Hasil tes usap dari sejumlah laboratorium, seperti di Salatiga dan Solo, biasanya baru akan bisa diperoleh setelah jangka 7-10 hari setelah pengambilan sampel. Karena tidak sabar menunggu kejelasan status penyakitnya, warga, terutama mereka yang tidak bergejala, menjadi tidak sabar, beaktivitas dengan mengabaikan protokol kesehatan sehingga justru memicu terjadinya sumber-sumber penularan baru.
Warga mengikuti tes antigen di SD Negeri Larangan Selatan 3, Kecamatan Larangan, Kota Tangerang Banten, Kamis (8/7/2021). Tes antigen bagi warga di Kelurahan Gaga dan Kelurahan Larangan Selatan ini sebagai upaya pelacakan penularan Covid-19 karena wilayah tersebut merupakan zona merah.
Nanda mengatakan, hasil tes usap memang tidak bisa diperoleh dalam waktu singkat karena sejumlah laboratorium di Jawa Tengah memang harus menguji demikian banyak sampel dari berbagai daerah. Menyadari hal tersebut, maka upaya pelacakan diputuskan untuk memakai tes rapid antigen saja.
Dalam upaya pelacakan tersebut, sejak 3 Juli lalu, tes cepat antigen terus gencar dilakukan di Kabupaten Magelang, dengan target sasaran 2.793 orang per hari. Jika ditemukan kasus positif Covid-19, tes cepat antigen juga akan diperluas, dilakukan pada semua kontak eratnya.

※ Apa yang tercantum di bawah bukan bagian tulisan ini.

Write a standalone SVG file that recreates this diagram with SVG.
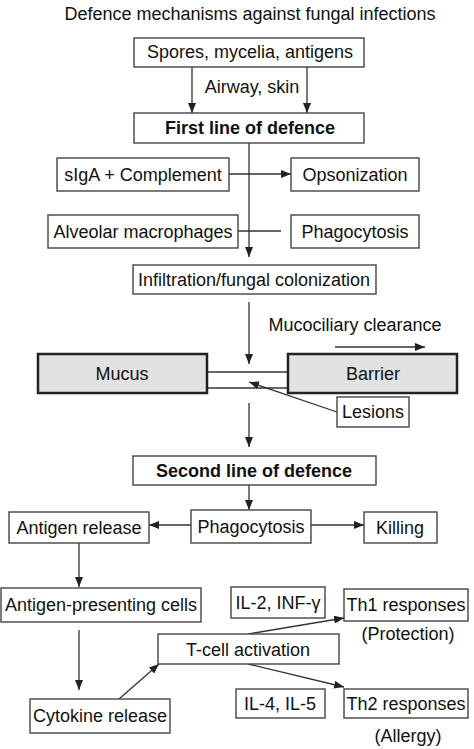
<svg xmlns="http://www.w3.org/2000/svg" width="474" height="749" viewBox="0 0 474 749">
<defs>
<marker id="ah" markerUnits="userSpaceOnUse" markerWidth="10" markerHeight="8" refX="10" refY="4" orient="auto">
<path d="M0,0 L10,4 L0,8 z" fill="#222"/>
</marker>
<style>
text{font-family:"Liberation Sans",Arial,sans-serif;font-size:18px;fill:#111;text-anchor:middle}
.b{font-weight:bold}
.box{fill:#fff;stroke:#444;stroke-width:1.4}
.gbox{fill:#e2e2e2;stroke:#222;stroke-width:2.5}
.c line{stroke:#333;stroke-width:1.3}
.a{marker-end:url(#ah)}
</style>
</defs>
<rect width="474" height="749" fill="#fff"/>
<text x="250" y="20">Defence mechanisms against fungal infections</text>
<g class="c" id="connectors">
<line class="a" x1="192" y1="67" x2="192" y2="113"/>
<line class="a" x1="307" y1="67" x2="307" y2="113"/>
<line class="a" x1="249" y1="143" x2="249" y2="257"/>
<line class="a" x1="229" y1="174" x2="291" y2="174"/>
<line x1="238" y1="231" x2="281" y2="231"/>
<line class="a" x1="249" y1="302" x2="249" y2="364"/>
<line class="a" x1="335" y1="347" x2="425" y2="347"/>
<line x1="207" y1="372" x2="288" y2="372"/>
<line x1="207" y1="388" x2="288" y2="388"/>
<line class="a" x1="337" y1="412" x2="249" y2="382"/>
<line class="a" x1="249" y1="403" x2="249" y2="447"/>
<line class="a" x1="249" y1="485" x2="249" y2="510"/>
<line class="a" x1="191" y1="525" x2="149" y2="525"/>
<line class="a" x1="311" y1="525" x2="364" y2="525"/>
<line class="a" x1="79" y1="543" x2="79" y2="587"/>
<line class="a" x1="79" y1="630" x2="79" y2="690"/>
<line class="a" x1="119" y1="699" x2="159" y2="664"/>
<line class="a" x1="248" y1="634" x2="344" y2="618"/>
<line class="a" x1="248" y1="664" x2="344" y2="687"/>
</g>
<g id="spores"><rect class="box" x="134" y="38" width="230" height="29"/><text x="250" y="58">Spores, mycelia, antigens</text></g>
<g id="airway"><text x="252" y="93">Airway, skin</text></g>
<g id="first"><rect class="box" x="134" y="113" width="230" height="30"/><text class="b" x="250" y="134">First line of defence</text></g>
<g id="siga"><rect class="box" x="57" y="158" width="172" height="33"/><text x="143" y="181">sIgA + Complement</text></g>
<g id="opsonization"><rect class="box" x="291" y="158" width="128" height="33"/><text x="355" y="181">Opsonization</text></g>
<g id="alveolar"><rect class="box" x="48" y="215" width="190" height="33"/><text x="143" y="238">Alveolar macrophages</text></g>
<g id="phago1"><rect class="box" x="291" y="215" width="128" height="33"/><text x="355" y="238">Phagocytosis</text></g>
<g id="infiltration"><rect class="box" x="133" y="265" width="243" height="29"/><text x="254" y="286">Infiltration/fungal colonization</text></g>
<g id="mucociliary"><text x="355" y="331">Mucociliary clearance</text></g>
<g id="mucus"><rect class="gbox" x="38" y="354" width="169" height="39"/><text x="122" y="380">Mucus</text></g>
<g id="barrier"><rect class="gbox" x="288" y="354" width="169" height="39"/><text x="373" y="380">Barrier</text></g>
<g id="lesions"><rect class="box" x="337" y="397" width="72" height="30"/><text x="373" y="418">Lesions</text></g>
<g id="second"><rect class="box" x="133" y="456" width="243" height="29"/><text class="b" x="254" y="477">Second line of defence</text></g>
<g id="phago2"><rect class="box" x="191" y="510" width="120" height="33"/><text x="251" y="533">Phagocytosis</text></g>
<g id="antigenrelease"><rect class="box" x="9" y="512" width="140" height="31"/><text x="79" y="534">Antigen release</text></g>
<g id="killing"><rect class="box" x="364" y="512" width="73" height="31"/><text x="400" y="534">Killing</text></g>
<g id="apc"><rect class="box" x="1" y="588" width="200" height="34"/><text x="101" y="611">Antigen-presenting cells</text></g>
<g id="cytokine"><rect class="box" x="30" y="699" width="140" height="34"/><text x="100" y="722">Cytokine release</text></g>
<g id="tcell"><rect class="box" x="158" y="634" width="181" height="30"/><text x="248" y="656">T-cell activation</text></g>
<g id="il2"><rect class="box" x="231" y="587" width="94" height="31"/><text x="278" y="609">IL-2, INF-γ</text></g>
<g id="th1"><rect class="box" x="344" y="589" width="124" height="32"/><text x="406" y="611">Th1 responses</text><text x="408" y="640">(Protection)</text></g>
<g id="il4"><rect class="box" x="236" y="689" width="89" height="29"/><text x="280" y="710">IL-4, IL-5</text></g>
<g id="th2"><rect class="box" x="344" y="689" width="124" height="29"/><text x="406" y="710">Th2 responses</text><text x="408" y="742">(Allergy)</text></g>
</svg>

Dengan munculnya banyak temuan kasus, kita semestinya lega karena banyak kasus bisa terungkap sehingga bisa langsung ditangani secara cepat. (Nanda Cahyadi Pribadi).
Semua warga yang diketahui positif tes antigen wajib menjalankan isolasi mandiri. Khusus untuk kontak erat yang diketahui positif antigen, tes cepat akan kembali diulang, dilakukan pada hari kelima isolasi mandiri.
Ketika diketahui tetap positif Covid-19, isolasi akan kembali dilanjutkan hingga hari ke-10, dan jika diketahui sudah negatif Covid-19, yang bersangkutan bisa langsung kembali beraktivitas biasa.
Dengan upaya tes cepat antigen itulah, menurut Nanda, terhitung sejak 3 Juli lalu, temuan kasus positif Covid-19 melonjak, mulai dari 300 orang hingga lebih dari 500 orang per hari. Namun, dia pun meminta agar catatan angka tersebut tidak kemudian memicu terjadinya kepanikan.
”Dengan munculnya banyak temuan kasus, kita semestinya lega karena banyak kasus bisa terungkap sehingga bisa langsung ditangani secara cepat,” ujarnya.
Tes cepat antigen memang memiliki tingkat akurasi kurang dari 100 persen. Kendatipun demikian, menurut Nanda, hasil tes ini bisa cukup efektif menjadi upaya deteksi Covid-19 secara dini sehingga penularan Covid-19 bisa lebih ditekan.
Warga berjemur saat menunggu giliran tes antigen di SD Negeri Larangan Selatan 3, Kecamatan Larangan, Kota Tangerang Banten, Kamis (8/7/2021).
Pada Rabu (7/7/2021), jumlah kasus konfirmasi baru positif Covid-19 terdata 576 orang. Sementara itu, jumlah pasien postif Covid-19 yang meninggal terdata 5 orang dan jumlah pasien yang terdata baru sembuh 159 orang.
Lamanya durasi waktu menunggu hasil tes usap juga meresahkan suasana di desa. Anny Anggraeni, Kepala Desa Ngablak, Kecamatan Ngablak, mengatakan, di Desa Ngablak pernah terjadi pengambilan sampel usap dari 123 warga. Setelah 10 hari hasil tes tidak kunjung diterima, puluhan orang kemudian beramai-ramai memprotes, menanyakan hal tersebut kepada pemerintah desa.
Dalam kesempatan itu, mereka protes karena harus melakukan isolasi mandiri tanpa kejelasan status.
”Mereka marah, merasa dipermainkan, dan selanjutnya nekat beraktivitas seperti biasa. Belakangan, esok harinya saya pun lemas karena tujuh orang dari puluhan warga yang datang ke kantor ketika itu dinyatakan positif Covid-19,” ujarnya. Ke depan, dia pun berharap pemerintah bisa membenahi kondisi tersebut dengan mempercepat pengujian sampel usap.